Any of the songs on the album might have made this list, but I chose "Muddy Water," which starts with a plain, folk-style guitar lick that has the tawngy reverb sound of a resonator guitar, with the lyrics, telling of the improved games of rural children, sung with a weary, raspy voice.  The band soon joins in with close harmony, honky tonk piano, and wailing pedal steel, joining together on the song's brash chorus like the song has become country gospel: "We drink muddy water because it makes us stronger."

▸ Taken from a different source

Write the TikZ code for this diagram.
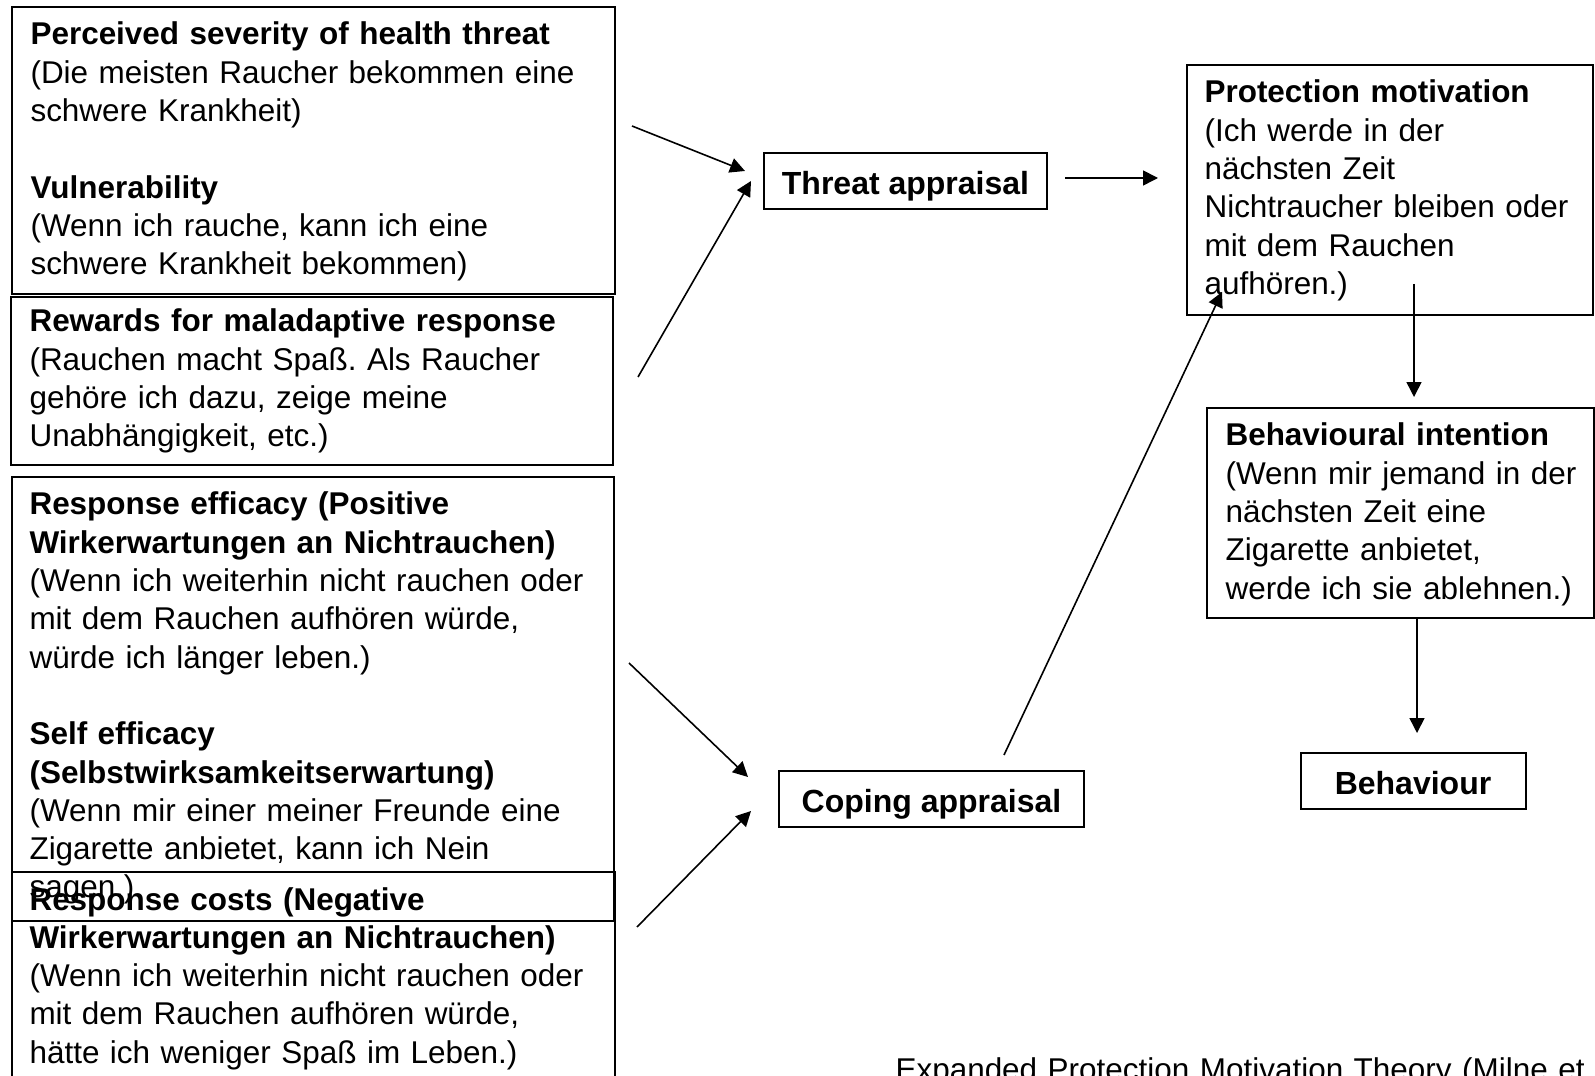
\documentclass[tikz,border=0pt]{standalone}
\usepackage{fontspec}
\setmainfont{Liberation Sans}
\usetikzlibrary{arrows.meta}
\newcommand{\pxl}{0.375pt}
\frenchspacing

\begin{document}
\begin{tikzpicture}[x=0.375pt, y=-0.375pt,
    frame/.style={draw, line width=0.75pt, anchor=north west, inner sep=0pt},
    txt/.style={anchor=base west, inner sep=0pt, align=left, text width=250pt,
      font=\fontsize{11.8}{14.36}\selectfont},
    small/.style={draw, line width=0.75pt, inner sep=0pt, minimum height=56*\pxl,
      text height=10pt, text depth=0pt, font=\fontsize{12}{14.36}\selectfont\bfseries},
    arr/.style={line width=0.6pt, -{Triangle[length=5.6pt, width=5.6pt]}}]
  \useasboundingbox (0,0) rectangle (1595,1076);

  % Linke Kaesten
  \node[frame, minimum width=603*\pxl, minimum height=287*\pxl] (sevbox) at (11,6) {};
  \node[frame, minimum width=602*\pxl, minimum height=168*\pxl] (rewbox) at (10,296) {};
  \node[frame, minimum width=602*\pxl, minimum height=444*\pxl] (effbox) at (10.5,476) {};
  \node[frame, minimum width=603.5*\pxl, minimum height=229*\pxl] (costbox) at (10.5,871) {};

  \node[txt] (sev) at (30,45) {\textbf{Perceived severity of health threat}\\
    (Die meisten Raucher bekommen eine\\
    schwere Krankheit)\\
    ~\\
    \textbf{Vulnerability}\\
    (Wenn ich rauche, kann ich eine\\
    schwere Krankheit bekommen)};
  \node[txt] (rew) at (29,332) {\textbf{Rewards for maladaptive response}\\
    (Rauchen macht Spaß. Als Raucher\\
    gehöre ich dazu, zeige meine\\
    Unabhängigkeit, etc.)};
  \node[txt] (eff) at (29,515) {\textbf{Response efficacy (Positive}\\
    \textbf{Wirkerwartungen an Nichtrauchen)}\\
    (Wenn ich weiterhin nicht rauchen oder\\
    mit dem Rauchen aufhören würde,\\
    würde ich länger leben.)\\
    ~\\
    \textbf{Self efficacy}\\
    \textbf{(Selbstwirksamkeitserwartung)}\\
    (Wenn mir einer meiner Freunde eine\\
    Zigarette anbietet, kann ich Nein\\
    sagen.)};
  \node[txt] (cost) at (29,910) {\textbf{Response costs (Negative}\\
    \textbf{Wirkerwartungen an Nichtrauchen)}\\
    (Wenn ich weiterhin nicht rauchen oder\\
    mit dem Rauchen aufhören würde,\\
    hätte ich weniger Spaß im Leben.)};

  % Mitte
  \node[small, minimum width=283*\pxl] (thr) at (905.5,181) {Threat appraisal};
  \node[small, minimum width=305*\pxl] (cop) at (931.5,799) {Coping appraisal};

  % Rechte Kaesten
  \node[frame, minimum width=406*\pxl, minimum height=250*\pxl] (pmbox) at (1186,64) {};
  \node[frame, minimum width=387*\pxl, minimum height=210*\pxl] (bibox) at (1206,407) {};
  \node[txt] (pm) at (1204,103) {\textbf{Protection motivation}\\
    (Ich werde in der\\
    nächsten Zeit\\
    Nichtraucher bleiben oder\\
    mit dem Rauchen\\
    aufhören.)};
  \node[txt] (bi) at (1225,446) {\textbf{Behavioural intention}\\
    (Wenn mir jemand in der\\
    nächsten Zeit eine\\
    Zigarette anbietet,\\
    werde ich sie ablehnen.)};
  \node[small, minimum width=225*\pxl] (beh) at (1413,781) {Behaviour};

  \node[txt, text width=300pt] (caption) at (895,1080)
    {Expanded Protection Motivation Theory (Milne et al.};

  % Pfeile
  \coordinate (sevout) at (632,126);
  \coordinate (thrin1) at (745,171);
  \coordinate (rewout) at (638,377);
  \coordinate (thrin2) at (751,181);
  \coordinate (throut) at (1065,178);
  \coordinate (pmin1) at (1158,178);
  \coordinate (copout) at (1004,755);
  \coordinate (pmin2) at (1222,292);
  \coordinate (pmout) at (1414,284);
  \coordinate (biin) at (1414,397);
  \coordinate (biout) at (1417,617);
  \coordinate (behin) at (1417,733);
  \coordinate (effout) at (629,663);
  \coordinate (copin1) at (748,777);
  \coordinate (costout) at (637,927);
  \coordinate (copin2) at (751,811);

  \draw[arr] (sevout) -- (thrin1);
  \draw[arr] (rewout) -- (thrin2);
  \draw[arr] (throut) -- (pmin1);
  \draw[arr] (copout) -- (pmin2);
  \draw[arr] (pmout) -- (biin);
  \draw[arr] (biout) -- (behin);
  \draw[arr] (effout) -- (copin1);
  \draw[arr] (costout) -- (copin2);
\end{tikzpicture}
\end{document}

5. "Never Going Home," Tara Dente

Based around essentially the same chords as Status Quo's "Pictures of Matchstick Men," New Jersey folk musician Tara Dente builds a haunted melody that sounds somehow ancient, as though American folk and country music had never left its occult Celtic roots very far behind. This sense is especially assisted by the song's use of spare, deep, booming drums. Unlike Isbell's deep ambivalence about leaving rural life, Dente's story feels like the start of some sort of mystical quest, as though one can never truly know themselves until they leave their home behind. This is not the story of the collapse of rural life; this is an immigrant's song.

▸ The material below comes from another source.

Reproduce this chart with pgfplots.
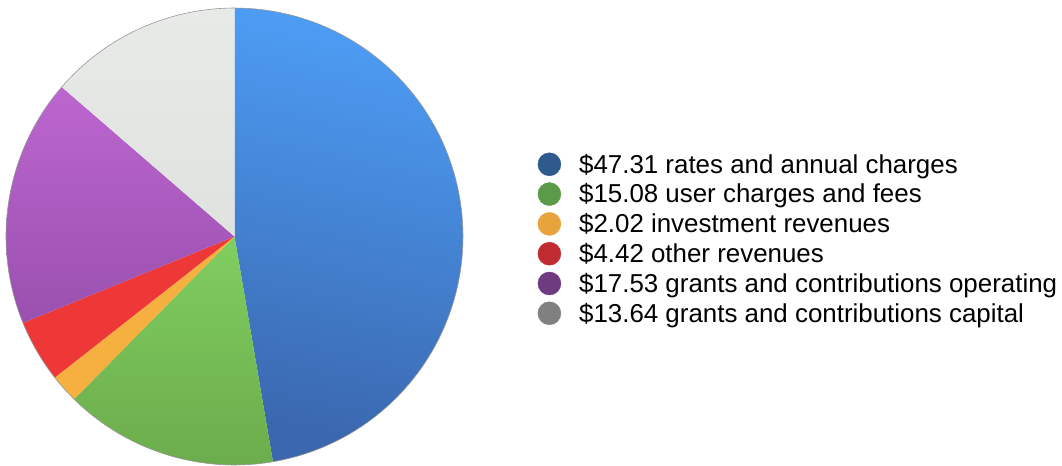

6. "No Right Way to Be Wrong," Jim Lauderdale 

Over a rocking, Bakersfield-style arrangement, Grammy-winning country artist Jim Lauderdale oozes out his lyrics, which consist of entirely sensible advice. The song is about the moments in life when you are faced with two decisions, one right, one wrong, and how the wrong choice can quickly compound into a real crisis. But Lauderdale sings it with a weird, enjoyably sleazy eagerness, as though he were winking the entire time, and that the wrong choice might be the wrong choice, but it might also be the fun choice.

7. "Pretty Saro," Rhiannon Giddens

I am not-very-gradually coming to the conclusion that North Carolina-born, opera-trained singer Rhiannon Giddens is the most important voice in modern country. No other artist has engaged in such a profound and complicated exploration of country's international and multi-ethnic roots, buoyed by her extraordinary voice, which she shades according to the song she is singing.

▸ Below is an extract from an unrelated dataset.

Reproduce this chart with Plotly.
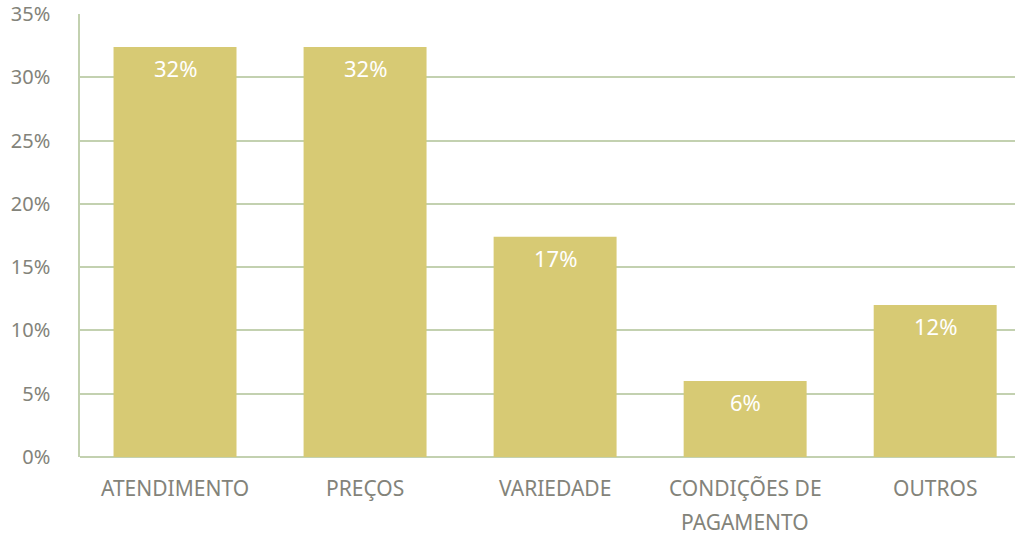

Here, as an example, she turns to a British ballad — a category of music she has essayed for more than a decade. "Pretty Saro" is the story of an immigrant describing their extraordinary loneliness on arriving in a new country, and it turned into an Appalachian favorite and a bluegrass standard, as well as inspiring a Bob Dylan song.

Giddens takes it back to its roots, singing the whole thing without accompaniment, her voice here raw and folksy, drawing both from the slight tawnginess of early Appalachian singing and the ornamentation of Irish and Scottish old style singing. In doing so, the song doesn't just tell of an immigrant's experience, but vocally builds a bridge between the singer's old world and new, seeming to exist at the exact moment when a British song became an American one.

8. "Unquiet Grave," House & Land

House & Land, consisting of the duo of Sarah Louise and Sally Anne Morgan, describe themselves as "haunting psychedelic Appalachian folk drone," and it's interesting to parallel their song "Unquiet Grave" with Rhiannon Giddens. Both have looked to a song from the British Isles that turned into an American folk song, but while Giddens strips the material down to find its origins, House & Land produce a deeply, delightful weird recording from their material.

The women sing with sharp, nasal voices over a blasting drone and wild, almost abstract drumming. I have a collection of songs compiled into a playlist called "Old Weird England," mostly consisting of experimental 70s reinterpretations of the famous Childe Ballads, of which "Unquiet Grave" is one. House & Land would feel right at home in that collection, even with its occasional mountain fiddle playing in the background. The lyrics are satisfyingly grim, telling of a lover looking at the grave of their beloved, and finds himself chastised by the body inside, which cries out "who sits weeping on my grave?"

9. "Walkin' in LA," Steve Earle

Steve Earle's new album, "So You Wannabe an Outlaw," is another sampling of the songwriter's absolute mastery of melody: Every single song on the album is instantly memorably, distinct, and, well, tasty — they're just fun to listen to.

I picked this one off the album as my favorite mostly because I appreciate Earle's sheer nerviness in appropriating a title and basic theme of a 1988 Missing Person's song. Both songs address the fact that Los Angeles is a town where you are judged by the car you drive, and so people with no cars tend to be at the bottom of society.

Earle's luxurious song sounds like a slightly punky version of a Countrypolitan song — it has the sophisticated pedal steel and fiddles of the classic Nashville sound, but on top of a fuzzy guitar, and it sounds just right for a song about how having to hoof it in LA is the clearest sign that someone is down and out.